VATICAN CITY (AP) — Pope Francis met Friday with the bishop running a Chilean diocese where there has been unprecedented opposition to the nomination of his successor, accused of covering up for Chile's most notorious pedophile.
The Vatican released no details of Francis' audience with Monsignor Fernando Natalio Chomali Garib, who has been running the Osorno diocese temporarily since its previous bishop was transferred in 2013.
In January, Francis appointed Bishop Juan Barros Madrid to take over permanently. But in the ensuing weeks, some 1,300 lay faithful from Osorno, 51 of Chile's 120 national lawmakers and many of the 35 priests from the diocese urged Francis to rescind the appointment.
They have accused Barros of covering up for the Rev. Fernando Karadima, a prominent and charismatic priest sanctioned by the Vatican in 2011 for sexually abusing minors. A criminal complaint against Karadima was dismissed because the statute of limitations had expired, but the Chilean judge handling the case determined the abuse allegations were truthful.

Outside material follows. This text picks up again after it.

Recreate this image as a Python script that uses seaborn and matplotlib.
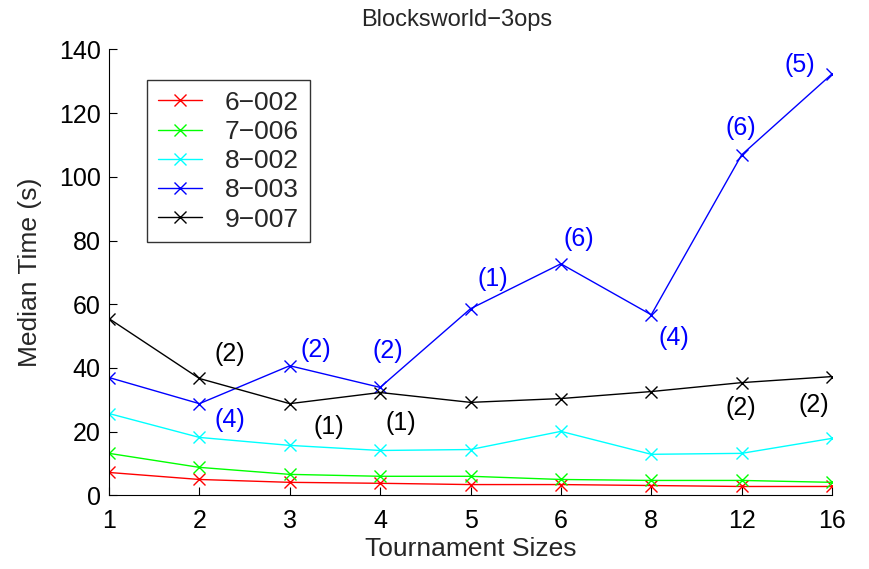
import numpy as np
import pandas as pd
import seaborn as sns
import matplotlib.pyplot as plt

# tournament sizes (categorical positions on x)
sizes = ["1", "2", "3", "4", "5", "6", "8", "12", "16"]

# median times per problem
t_6_002 = [7.2, 5.0, 4.1, 3.8, 3.4, 3.4, 3.1, 2.8, 2.8]
t_7_006 = [13.2, 8.8, 6.6, 6.0, 6.0, 5.0, 4.7, 4.7, 4.1]
t_8_002 = [25.7, 18.2, 15.7, 14.1, 14.4, 20.1, 12.9, 13.2, 17.9]
t_8_003 = [37.0, 28.8, 40.7, 33.9, 58.6, 72.7, 56.7, 106.9, 132.3]
t_9_007 = [55.5, 36.7, 28.8, 32.3, 29.2, 30.4, 32.6, 35.4, 37.3]

names = ["6\u2212002", "7\u2212006", "8\u2212002", "8\u2212003", "9\u2212007"]
colors = ["#ff0000", "#00ff00", "#00ffff", "#0000ff", "#000000"]

# annotation labels: (index of size, text)
blue_notes = [(1, "(4)"), (2, "(2)"), (3, "(2)"), (4, "(1)"), (5, "(6)"),
              (6, "(4)"), (7, "(6)"), (8, "(5)")]
black_notes = [(1, "(2)"), (2, "(1)"), (3, "(1)"), (7, "(2)"), (8, "(2)")]

# label offsets in pixels (dx, dy)
blue_off = {1: (30, -16), 2: (26, 16), 3: (8, 36), 4: (22, 30), 5: (18, 25),
            6: (23, -23), 7: (-1, 27), 8: (-32, 9)}
black_off = {1: (30, 24), 2: (39, -23), 3: (21, -30), 7: (-1, -25), 8: (-18, -28)}

sns.set_style("white")
plt.rcParams['font.family'] = ['Liberation Sans', 'DejaVu Sans']

fig = plt.figure(figsize=(8.69, 5.69), dpi=100)
ax = fig.add_axes([109 / 869, 1 - 495.4 / 569, 723 / 869, 446 / 569])

pos = np.arange(len(sizes))
series = [t_6_002, t_7_006, t_8_002, t_8_003, t_9_007]
for vals, name, c in zip(series, names, colors):
    sns.lineplot(x=pos, y=vals, ax=ax, color=c, marker="x", markersize=9,
                 markeredgewidth=1.0, markeredgecolor=c, linewidth=1.0, label=name)

for i, txt in blue_notes:
    ax.annotate(txt, (pos[i], t_8_003[i]), xytext=blue_off[i], textcoords="offset pixels",
                ha="center", va="center", fontsize=18, color="#0000ff")
for i, txt in black_notes:
    ax.annotate(txt, (pos[i], t_9_007[i]), xytext=black_off[i], textcoords="offset pixels",
                ha="center", va="center", fontsize=18, color="black")

ax.set_xlim(0, len(sizes) - 1)
ax.set_ylim(0, 140)
ax.set_xticks(pos)
ax.set_xticklabels(sizes)
ax.set_yticks(np.arange(0, 141, 20))
ax.tick_params(direction="in", length=6, labelsize=18, width=0.8,
               bottom=True, left=True, colors="black")
ax.tick_params(axis="x", pad=10)
ax.tick_params(axis="y", pad=6)
for s in ["top", "right"]:
    ax.spines[s].set_visible(False)
for s in ["left", "bottom"]:
    ax.spines[s].set_color("black")
    ax.spines[s].set_linewidth(0.8)

ax.set_xlabel("Tournament Sizes", fontsize=19, labelpad=3)
ax.set_ylabel("Median Time (s)", fontsize=19, labelpad=12)
ax.set_title("Blocksworld\u22123ops", fontsize=17, pad=17, x=0.481)

leg = ax.legend(loc="upper left", bbox_to_anchor=(147 / 869, 1 - 80 / 569),
                bbox_transform=fig.transFigure, fontsize=19, frameon=True,
                fancybox=False, borderpad=0.4, handlelength=1.7, labelspacing=0.2,
                handletextpad=0.85, borderaxespad=0)
leg.get_frame().set_edgecolor("black")
leg.get_frame().set_linewidth(1.0)

fig.savefig("out.png", dpi=100)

Barros had been close to Karadima, and some of Karadima's victims have accused him of defending the priest against their claims of abuse. Barros has not responded to the accusations; the issue is likely to come to a head before the planned March 21 ceremony in which he is to be formally installed as bishop of Osorno.
The Barros case is being watched as a test case for Francis on the question of holding accountable bishops who covered up for pedophiles. Francis has already sent a Vatican investigator to the U.S. diocese of Kansas City, where Bishop Robert Finn pleaded guilty to a misdemeanor charge of failing to report a priest who had child pornography on his computer.
But the Vatican has taken no action against Finn, and no bishop has ever been publicly sanctioned for having covered up for an abuser.
Members of Francis' sex abuse advisory commission have said holding bishops accountable is one of their priorities, and that they are drafting proposals for Francis to consider for sanctioning compromised bishops.